Cornell President Hunter R. Rawlings III introduced the speech, applauding Wright’s efforts to take risks and think unconventionally in the rapidly changing field of technology. As a result, Wright had been named the 2000 Fellow in Economic Education, the highest honor Cornell bestows on a leader in corporate America.

“Over the past two decades, America’s most influential CEOs have served as Hatfield Fellows,” Rawlings said. “We are very pleased to add Bob Wright to that illustrious group at Cornell.”

Wright has been at the helm of NBC for 14 years, the longest tenure of any top network executive in history. Under his leadership, NBC has greatly expanded, venturing into new media partnerships, international programming and Internet media.

Wright’s address focused on the way technology is changing the face of society, as well as business at NBC.
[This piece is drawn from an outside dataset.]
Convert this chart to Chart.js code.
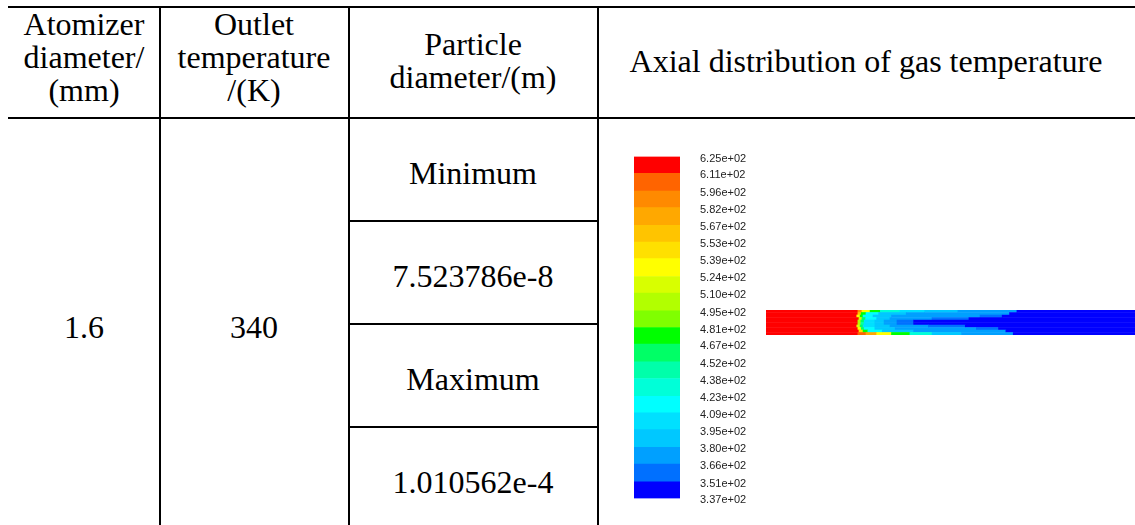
<!DOCTYPE html>
<html>
<head>
<meta charset="utf-8">
<script src="https://cdn.jsdelivr.net/npm/chart.js@4.4.1/dist/chart.umd.min.js"></script>
<style>
  html, body { margin: 0; padding: 0; background: #fff; }
  #page { position: relative; width: 1135px; height: 525px; overflow: hidden; background: #fff; }
  .rule { position: absolute; background: #000; }
  .txt {
    position: absolute; white-space: nowrap; line-height: 33px;
    font-family: "Liberation Serif", "Times New Roman", serif; font-size: 32px; color: #000;
    transform: translate(-50%, -50%);
  }
  canvas { position: absolute; }
</style>
</head>
<body>
<div id="page">
  <canvas id="colorbar" width="140" height="395" style="left:620px;top:130px"></canvas>
  <canvas id="contour" width="369" height="25" style="left:766px;top:310px"></canvas>
</div>
<script>
// table content
const headAtomizer = ['Atomizer', 'diameter/', '(mm)']
const headOutlet = ['Outlet', 'temperature', '/(K)']
const headParticle = ['Particle', 'diameter/(m)']
const headAxial = 'Axial distribution of gas temperature'
const atomizerDiameter = '1.6'
const outletTemperature = '340'
const particleRows = ['Minimum', '7.523786e-8', 'Maximum', '1.010562e-4']

// colour bar levels (K), top to bottom
const levels = [625, 611, 596, 582, 567, 553, 539, 524, 510, 495, 481, 467, 452, 438, 423, 409, 395, 380, 366, 351, 337]

// gas temperature along the pipe, one list per radial layer (top wall -> bottom wall)
// each entry: [end of segment in % of shown length, temperature K]
const r0 = [[24.9, 620], [26.0, 595], [28.2, 535], [31.0, 480], [36.3, 430], [43.0, 405], [52.0, 385], [68.0, 373], [100, 344]]
const r1 = [[24.9, 620], [25.8, 560], [27.1, 480], [30.5, 415], [38.0, 390], [66.0, 373], [100, 344]]
const r2 = [[24.6, 620], [25.5, 530], [26.3, 470], [29.0, 412], [34.0, 390], [58.0, 373], [64.0, 358], [100, 344]]
const r3 = [[25.2, 620], [26.0, 520], [27.0, 460], [30.0, 410], [33.6, 390], [45.0, 373], [55.0, 358], [100, 344]]
const r4 = [[24.9, 620], [25.7, 510], [26.6, 455], [29.5, 405], [32.0, 385], [35.5, 368], [40.0, 358], [100, 344]]
const r5 = [[24.9, 620], [25.7, 505], [26.6, 452], [29.5, 402], [32.0, 384], [35.5, 368], [40.0, 358], [100, 344]]
const r6 = [[24.6, 620], [25.5, 515], [26.3, 458], [29.5, 408], [33.6, 388], [44.0, 373], [54.0, 358], [100, 344]]
const r7 = [[24.9, 620], [25.8, 525], [26.6, 465], [29.5, 410], [35.0, 388], [57.0, 373], [63.0, 358], [100, 344]]
const r8 = [[25.2, 620], [26.3, 540], [27.6, 470], [31.5, 412], [40.0, 390], [65.0, 373], [100, 344]]
const r9 = [[24.9, 620], [27.1, 610], [30.0, 570], [34.0, 530], [39.0, 480], [45.0, 425], [53.0, 395], [67.0, 373], [100, 344]]
const layers = [r0, r1, r2, r3, r4, r5, r6, r7, r8, r9]

// Fluent style band colours, top (hot) to bottom (cold)
const palette = ['#ff0000', '#ff6400', '#ff8a00', '#ffa800', '#ffc400', '#ffe000', '#ffff00', '#d8ff00',
  '#b2ff00', '#80ff00', '#00ff00', '#00ff66', '#00ffaa', '#00ffd8', '#00ffff', '#00e0ff',
  '#00c8ff', '#00a0ff', '#0070ff', '#0000ff']

const page = document.getElementById('page')

const rule = (x, y, w, h) => {
  const d = document.createElement('div')
  d.className = 'rule'
  d.style.cssText = `left:${x}px;top:${y}px;width:${w}px;height:${h}px`
  page.appendChild(d)
}
const text = (s, cx, cy) => {
  const d = document.createElement('div')
  d.className = 'txt'
  d.textContent = s
  d.style.left = cx + 'px'
  d.style.top = cy + 'px'
  page.appendChild(d)
}

// table rules
rule(8, 6, 1127, 2)
rule(8, 117, 1127, 2)
rule(159, 6, 2, 519)
rule(348, 6, 2, 519)
rule(597, 6, 2, 519)
rule(349, 220, 249, 2)
rule(349, 323, 249, 2)
rule(349, 426, 249, 2)

// table text
headAtomizer.forEach((s, i) => text(s, 84, 24 + i * 33))
headOutlet.forEach((s, i) => text(s, 254, 24 + i * 33))
headParticle.forEach((s, i) => text(s, 473, 44 + i * 33))
text(headAxial, 866, 61)
text(atomizerDiameter, 84, 327)
text(outletTemperature, 254, 327)
particleRows.forEach((s, i) => text(s, 473, 173 + i * 103))

const colorFor = (t) => {
  for (let i = 0; i < levels.length - 1; i++) {
    if (t <= levels[i] && t > levels[i + 1]) return palette[i]
  }
  return t > levels[0] ? palette[0] : palette[palette.length - 1]
}

// colour bar
new Chart(document.getElementById('colorbar'), {
  type: 'bar',
  data: {
    labels: ['T'],
    datasets: [{
      data: palette.map((c, i) => ({ x: 'T', y: [levels[i + 1], levels[i]] })),
      backgroundColor: palette,
      borderWidth: 0,
      categoryPercentage: 1,
      barPercentage: 1,
    }]
  },
  options: {
    responsive: false,
    animation: false,
    devicePixelRatio: 1,
    layout: { padding: { left: 14, top: 11, bottom: 17, right: 0 } },
    plugins: { legend: { display: false }, tooltip: { enabled: false } },
    scales: {
      x: { display: false },
      y: {
        type: 'linear',
        position: 'right',
        min: 337,
        max: 625,
        grid: { display: false, drawTicks: false },
        border: { display: false },
        afterBuildTicks: (axis) => { axis.ticks = levels.map(v => ({ value: v })) },
        afterFit: (axis) => { axis.width = 80 },
        ticks: {
          padding: 20,
          labelOffset: 2,
          color: '#222',
          font: { family: 'Liberation Sans', size: 11 },
          callback: (v) => (v / 100).toFixed(2) + 'e+02',
        }
      }
    }
  }
})

// axial contour of gas temperature
const layerLabels = layers.map((l, i) => 'r' + i)
const segments = []
layers.forEach((l, i) => {
  let start = 0
  l.forEach(([end, t]) => {
    segments.push({ y: layerLabels[i], x: [start, end], t: t })
    start = end
  })
})

new Chart(document.getElementById('contour'), {
  type: 'bar',
  data: {
    labels: layerLabels,
    datasets: [{
      data: segments,
      backgroundColor: (c) => colorFor(c.raw ? c.raw.t : 344),
      borderWidth: 0,
      categoryPercentage: 1,
      barPercentage: 1,
    }]
  },
  options: {
    indexAxis: 'y',
    responsive: false,
    animation: false,
    devicePixelRatio: 1,
    layout: { padding: 0 },
    plugins: { legend: { display: false }, tooltip: { enabled: false } },
    scales: {
      x: { type: 'linear', min: 0, max: 100, display: false },
      y: { type: 'category', display: false },
    }
  }
})
</script>
</body>
</html>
“Today, people can exist in different modes,” he said. “You can be in one of your laboratories here at Cornell during the day, you could be reading a book at night, and be doing e-mail an hour after that, and not feel that those things are inconsistent.”

This technological multi-tasking is causing NBC to expand in new directions, most prominently with Internet news services like MSNBC.com and CNBC.com.

“We look to take something like CNBC or MSNBC and put it on as many platforms as we can … to extend its reach,” Wright said. “That’s probably the most successful endeavor we’ve had with CNBC. We are a global business now.”

While NBC goes to great lengths to expand its international presence, Wright admits they have much more to accomplish. Other countries, specifically Japan, still dominate the area of web-based technological advances.

“We have the different technologies, but we aren’t ahead in any of them,” Wright said. “They can’t make their web-capable phones in Japan fast enough.”

Wright disagreed with the popular public sentiment that personal computers will be the globally unifying technological tool of the future. He sees cellular phones as fulfilling that role, offering both affordability and advanced technology.

“The PC is really an impractical tool,” Wright said. “Do you think every country is going to be loaded with PCs when half the people in the world have never made a telephone call? I would vote that the cell phone is going to be the tool of choice for global information.”

This idea surprised some audience members.

“He talked about cell phones a lot,” Dan Indiviglio ’02 said. “I was kind of surprised that he thought the PC industry was going to be flat in the long term. I guess it does make sense though, thinking about it.”

“He really showed how technology is pushing forward and presented the international aspect of that too,” Priscilla Navarrete ’01 said. “It’s important for Cornellians to hear about that and how interactive media influences television and the Internet.”

At the end of the lecture, Rawlings presented Wright with a Stuben crystal in thanks for his participation in the Hatfield program.